# DATA BLOCK

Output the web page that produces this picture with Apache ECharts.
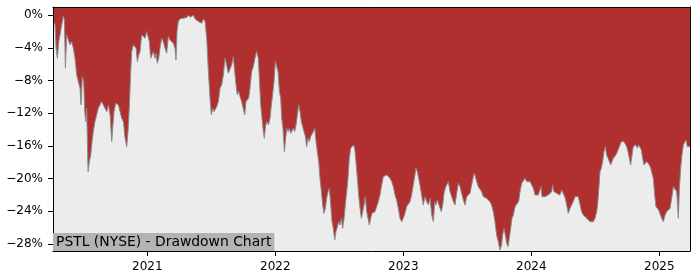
<!DOCTYPE html>
<html>
<head>
<meta charset="utf-8">
<script src="https://cdn.jsdelivr.net/npm/echarts@6/dist/echarts.min.js"></script>
<style>
html,body{margin:0;padding:0;background:#fff;}
#chart{width:700px;height:280px;}
</style>
</head>
<body>
<div id="chart"></div>
<script>
// Decimal-year positions
const dateYears = [
2020.263,2020.279,2020.287,2020.297,2020.308,2020.318,2020.331,2020.344,2020.352,2020.360,
2020.370,2020.383,2020.396,2020.409,2020.422,2020.435,2020.448,2020.461,2020.474,2020.482,
2020.492,2020.503,2020.511,2020.519,2020.526,2020.537,2020.547,2020.558,2020.568,2020.578,
2020.591,2020.604,2020.617,2020.630,2020.643,2020.656,2020.669,2020.683,2020.696,2020.709,
2020.722,2020.729,2020.740,2020.753,2020.761,2020.774,2020.787,2020.800,2020.813,2020.826,
2020.839,2020.849,2020.860,2020.870,2020.878,2020.891,2020.904,2020.912,2020.922,2020.933,
2020.943,2020.956,2020.969,2020.982,2020.995,2021.008,2021.016,2021.026,2021.037,2021.047,
2021.060,2021.068,2021.078,2021.089,2021.099,2021.112,2021.125,2021.138,2021.151,2021.164,
2021.177,2021.190,2021.203,2021.216,2021.224,2021.232,2021.242,2021.255,2021.268,2021.281,
2021.295,2021.308,2021.321,2021.334,2021.347,2021.360,2021.373,2021.386,2021.399,2021.412,
2021.425,2021.438,2021.451,2021.464,2021.477,2021.490,2021.500,2021.511,2021.521,
2021.529,2021.542,2021.555,2021.568,2021.581,2021.594,2021.607,2021.620,2021.633,2021.646,
2021.659,2021.672,2021.680,2021.693,2021.703,2021.714,2021.724,2021.737,2021.750,2021.761,
2021.771,2021.782,2021.792,2021.802,2021.815,2021.828,2021.841,2021.854,2021.867,2021.875,
2021.886,2021.896,2021.906,2021.914,2021.925,2021.935,2021.946,2021.959,2021.969,2021.979,
2021.990,2022.000,2022.011,2022.021,2022.032,2022.042,2022.050,2022.060,2022.071,2022.081,
2022.089,2022.099,2022.110,2022.120,2022.131,2022.141,2022.151,2022.162,2022.172,2022.183,
2022.193,2022.203,2022.214,2022.224,2022.235,2022.245,2022.255,2022.266,2022.276,2022.287,
2022.297,2022.308,2022.318,2022.328,2022.339,2022.349,2022.360,2022.370,2022.380,2022.391,
2022.401,2022.412,2022.422,2022.433,2022.443,2022.453,2022.464,2022.474,2022.485,2022.495,
2022.505,2022.516,2022.526,2022.537,2022.547,2022.558,2022.568,2022.578,2022.589,2022.599,
2022.610,2022.620,2022.630,2022.641,2022.651,2022.662,2022.672,2022.683,2022.693,2022.703,
2022.714,2022.724,2022.735,2022.745,2022.755,2022.766,2022.779,2022.792,2022.805,2022.818,
2022.831,2022.844,2022.857,2022.870,2022.883,2022.896,2022.909,2022.922,2022.935,2022.948,
2022.961,2022.974,2022.987,2023.000,2023.013,2023.026,2023.039,2023.052,2023.065,2023.078,
2023.091,2023.099,2023.110,2023.120,2023.130,2023.143,2023.156,2023.170,2023.183,2023.196,
2023.209,2023.222,2023.235,2023.245,2023.255,2023.266,2023.276,2023.287,2023.297,2023.308,
2023.318,2023.328,2023.339,2023.352,2023.365,2023.378,2023.391,2023.404,2023.417,2023.430,
2023.443,2023.456,2023.469,2023.482,2023.495,2023.508,2023.521,2023.534,2023.547,2023.555,
2023.563,2023.573,2023.586,2023.599,2023.612,2023.625,2023.638,2023.651,2023.664,2023.677,
2023.690,2023.703,2023.716,2023.729,2023.742,2023.755,2023.768,2023.776,2023.787,2023.797,
2023.808,2023.818,2023.828,2023.839,2023.849,2023.860,2023.870,2023.880,2023.891,2023.901,
2023.912,2023.925,2023.938,2023.951,2023.964,2023.977,2023.990,2024.003,2024.016,
2024.029,2024.042,2024.055,2024.068,2024.076,2024.084,2024.094,2024.107,2024.120,2024.133,
2024.146,2024.159,2024.167,2024.177,2024.188,2024.198,2024.211,2024.224,2024.237,2024.245,
2024.255,2024.266,2024.276,2024.289,2024.302,2024.315,2024.328,2024.341,2024.354,2024.367,
2024.380,2024.393,2024.406,2024.419,2024.433,2024.446,2024.459,2024.472,2024.485,2024.498,
2024.511,2024.518,2024.526,2024.537,2024.547,2024.558,2024.568,2024.578,2024.589,2024.599,
2024.610,2024.620,2024.630,2024.641,2024.651,2024.662,2024.672,2024.683,2024.693,2024.703,
2024.714,2024.724,2024.735,2024.745,2024.755,2024.766,2024.776,2024.787,2024.797,2024.808,
2024.818,2024.828,2024.839,2024.849,2024.860,2024.870,2024.880,2024.891,2024.901,2024.912,
2024.922,2024.933,2024.943,2024.953,2024.964,2024.974,2024.985,2024.995,2025.005,2025.018,
2025.032,2025.045,2025.058,2025.071,2025.084,2025.097,2025.110,2025.123,2025.136,2025.149,
2025.157,2025.167,2025.177,2025.188,2025.198,2025.209,2025.219,2025.229,2025.240
];
// Drawdown in percent
const drawdown = [
-0.6,-1.19,-4.04,-5.27,-3.23,-2.41,-1.19,-0.1,-0.58,-6.49,
-2.41,-3.02,-3.63,-3.23,-4.04,-5.27,-7.30,-7.10,-8.94,-10.98,
-7.51,-8.12,-11.80,-13.02,-11.39,-19.14,-17.91,-17.10,-15.47,-14.24,
-13.02,-12.20,-11.39,-10.98,-10.57,-10.57,-11.39,-11.80,-10.98,-12.20,
-15.47,-13.84,-11.80,-10.78,-10.78,-10.98,-11.80,-12.61,-13.02,-15.06,
-16.08,-14.24,-10.98,-6.90,-4.45,-3.63,-3.43,-4.04,-5.67,-4.86,
-4.45,-2.41,-2.21,-2.82,-2.00,-1.80,-3.23,-5.27,-4.86,-4.45,
-5.27,-4.66,-5.88,-5.27,-4.04,-2.82,-3.23,-4.04,-4.66,-2.62,
-3.02,-2.82,-3.43,-4.04,-5.47,-2.00,-0.78,-0.45,-0.58,-0.37,
-0.29,-0.29,0,-0.25,-0.37,0,-0.45,-0.58,-0.78,-0.58,
-0.98,-0.45,-0.78,-2.82,-6.90,-10.16,-12.20,-11.39,-11.80,
-11.80,-11.19,-10.57,-8.94,-8.53,-7.30,-5.27,-5.06,-7.10,-6.90,
-6.08,-5.06,-6.49,-8.53,-9.75,-9.35,-9.96,-10.57,-10.57,-12.20,
-10.57,-10.78,-10.16,-8.94,-6.90,-6.29,-5.27,-4.45,-5.27,-7.71,
-10.98,-12.61,-14.24,-15.06,-13.43,-13.02,-13.43,-12.61,-10.98,-9.75,
-8.12,-5.67,-5.47,-6.90,-9.35,-10.16,-12.61,-13.84,-16.69,-15.06,
-13.84,-14.24,-13.84,-14.45,-14.24,-13.84,-14.24,-13.43,-12.20,-10.98,
-11.80,-13.02,-12.81,-14.24,-14.86,-16.08,-15.06,-15.47,-14.86,-14.65,
-14.24,-13.84,-15.47,-16.69,-17.91,-19.95,-21.59,-23.22,-24.24,-23.63,
-22.41,-21.59,-21.18,-23.22,-25.26,-26.08,-27.50,-26.48,-25.87,-25.26,
-25.67,-24.85,-26.08,-24.85,-23.22,-21.59,-19.95,-17.50,-16.28,-16.49,
-15.87,-16.28,-17.91,-19.95,-22.00,-23.63,-24.85,-24.04,-23.22,-22.20,
-24.04,-24.85,-25.67,-24.85,-24.24,-24.04,-24.04,-23.42,-22.81,-22.00,
-20.77,-19.75,-19.95,-19.55,-19.34,-19.95,-20.36,-20.98,-22.00,-22.61,
-23.63,-24.85,-25.26,-24.85,-24.24,-23.42,-23.22,-22.81,-22.00,-20.77,
-19.55,-18.73,-19.14,-19.95,-20.77,-22.00,-23.22,-22.20,-22.81,-23.22,
-22.41,-24.44,-25.26,-22.81,-23.22,-22.61,-22.81,-23.63,-24.04,-23.22,
-21.79,-21.18,-20.77,-20.36,-21.59,-22.20,-22.81,-23.22,-21.79,-20.57,
-20.98,-21.18,-22.61,-23.22,-22.20,-22.00,-21.79,-20.77,-19.75,-19.34,
-19.75,-20.36,-20.98,-21.18,-21.59,-22.20,-22.41,-22.41,-22.41,-22.81,
-23.22,-24.04,-25.26,-26.89,-27.71,-28.73,-28.12,-26.89,-26.08,-26.89,
-27.91,-28.32,-27.30,-26.08,-24.85,-24.44,-23.63,-23.22,-23.22,-22.81,
-21.59,-20.57,-20.36,-19.95,-20.36,-20.16,-20.36,-20.57,-21.18,
-22.00,-22.20,-22.00,-21.39,-20.98,-22.20,-22.41,-22.20,-22.20,-22.00,
-22.20,-21.59,-20.77,-21.59,-21.39,-21.79,-21.59,-22.00,-21.39,-21.18,
-22.00,-22.41,-23.22,-24.24,-23.63,-23.22,-22.81,-22.20,-22.00,-22.20,
-22.41,-24.04,-24.44,-24.24,-24.85,-25.06,-25.26,-25.46,-25.26,-24.85,
-24.04,-23.22,-21.59,-19.14,-18.73,-17.91,-16.69,-16.08,-17.10,-17.50,
-17.91,-18.32,-17.91,-17.50,-17.30,-17.10,-17.10,-16.28,-15.87,-15.47,
-15.26,-15.47,-15.67,-16.08,-16.69,-17.50,-18.32,-17.10,-16.08,-16.28,
-15.87,-16.28,-15.87,-15.67,-16.49,-17.50,-18.32,-18.52,-17.91,-17.71,
-18.32,-18.73,-19.34,-19.95,-22.00,-23.42,-23.63,-23.83,-24.04,-24.85,
-25.26,-24.44,-24.04,-24.04,-23.63,-22.41,-20.98,-21.18,-21.59,-24.85,
-21.18,-18.73,-17.10,-15.87,-15.67,-15.26,-16.08,-16.08,-16.08
];
const yTickValues = [0, -4, -8, -12, -16, -20, -24, -28];
const xTickYears = [2021, 2022, 2023, 2024, 2025];
const chartTitle = 'PSTL (NYSE) - Drawdown Chart';

const seriesData = dateYears.map((t, i) => [t, drawdown[i]]);
const FONT = 'DejaVu Sans';

const chart = echarts.init(document.getElementById('chart'), null, {renderer: 'canvas'});
chart.setOption({
  animation: false,
  backgroundColor: '#ffffff',
  title: {
    text: chartTitle,
    left: 53,
    top: 233,
    padding: [1, 3, 1, 3],
    backgroundColor: '#b3b3b3',
    z: 10,
    textStyle: {fontFamily: FONT, fontSize: 13.9, fontWeight: 'normal', color: '#000', lineHeight: 16}
  },
  grid: {left: 53, right: 10, top: 7, bottom: 29, show: true, backgroundColor: '#ececec', borderWidth: 0},
  xAxis: [{
    type: 'value', min: dateYears[0], max: dateYears[dateYears.length - 1],
    position: 'bottom', z: 5,
    splitLine: {show: false},
    axisLine: {show: true, onZero: false, lineStyle: {color: '#000', width: 1}},
    axisTick: {show: true, length: 5, lineStyle: {color: '#000'}, customValues: xTickYears},
    axisLabel: {customValues: xTickYears, formatter: v => String(Math.round(v)), fontFamily: FONT, fontSize: 12, color: '#000', margin: 10}
  }, {
    type: 'value', min: dateYears[0], max: dateYears[dateYears.length - 1],
    position: 'top', z: 5,
    splitLine: {show: false}, axisTick: {show: false}, axisLabel: {show: false},
    axisLine: {show: true, onZero: false, lineStyle: {color: '#000', width: 1}}
  }],
  yAxis: [{
    type: 'value', min: -28.85, max: 1.0, position: 'left', z: 5,
    splitLine: {show: false},
    axisLine: {show: true, onZero: false, lineStyle: {color: '#000', width: 1}},
    axisTick: {show: true, length: 5, lineStyle: {color: '#000'}, customValues: yTickValues},
    axisLabel: {customValues: yTickValues, formatter: v => (v < 0 ? '\u2212' : '') + Math.abs(v) + '%', fontFamily: FONT, fontSize: 12, color: '#000', margin: 10}
  }, {
    type: 'value', min: -28.85, max: 1.0, position: 'right', z: 5,
    splitLine: {show: false}, axisTick: {show: false}, axisLabel: {show: false},
    axisLine: {show: true, onZero: false, lineStyle: {color: '#000', width: 1}}
  }],
  series: [{
    type: 'line',
    data: seriesData,
    xAxisIndex: 0, yAxisIndex: 0,
    showSymbol: false,
    symbol: 'none',
    lineStyle: {color: '#8a8a8a', width: 1},
    areaStyle: {color: '#b03030', opacity: 1, origin: 'end'},
    z: 2
  }]
});
</script>
</body>
</html>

# DO THIS
Look through the material above and pick out each line holding the word "picture".

# EXERCISE OUTPUT
Output the web page that produces this picture with Apache ECharts.

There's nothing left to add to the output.